ABSTRACT

The puzzle still remains that if painting can do all the things discussed so far (in particular, in Chapter 5)—achievements beyond what some twentieth-century theorists have allowed—where does the art lie? And are all paintings art? Until this point, nearly all the paintings and other things discussed in the book are generally accounted artworks. But not all paintings necessarily are—or function as—artworks throughout their existence. Paintings that promise access to the numinous in terms of art alone, as in the case, for example, of works by Mark Rothko (notably the Rothko Chapel, Houston, Texas, 1964–71) have superseded paintings accepted within the artworld that have served as foci of religious devotion. Yet modern and contemporary paintings that work in a way effectively disallowed within the artworld nonetheless exist. Indeed, the painting that is probably familiar to more people in world than any other (even more widely recognizable than Leonardo da Vinci’s Mona Lisa) is a non-artworld painting.
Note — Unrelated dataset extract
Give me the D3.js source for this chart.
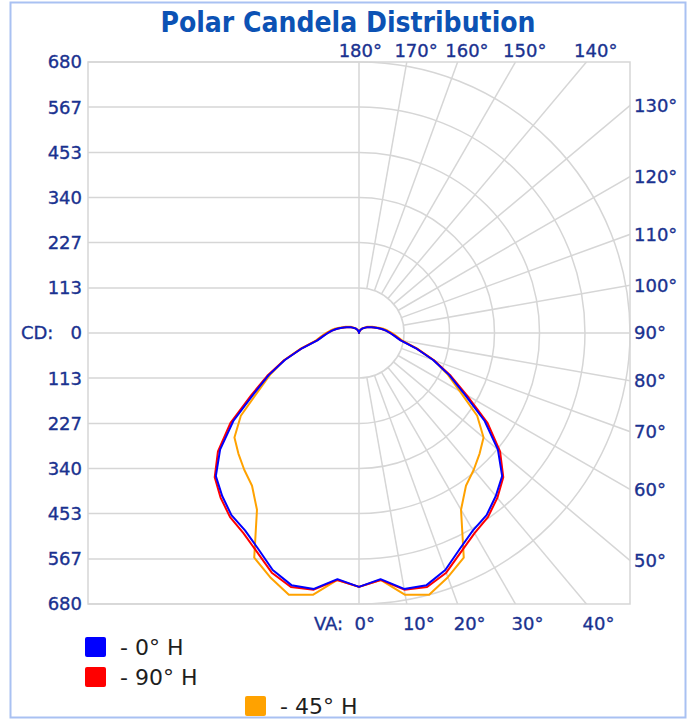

Eugeniusz Kazimirowski’s Jesus Christ as the Divine Mercy (1934) is the subject of one of the largest and most widespread devotions in Roman Catholicism. This chapter argues that ascertaining the status as artwork or not at any given moment in the existence of a painting would seem to be one aspect of trying to establish its point, and its place in the historical understanding of things in relation to people across space and time. This chapter refers to the writers Saint Faustyna (Helena Kowalska) and Blessed Micha? Sopoćko; and artists Adolf Hyła, Eugeniusz Kazimirowski, Kazimir Malevich, and Mark Rothko.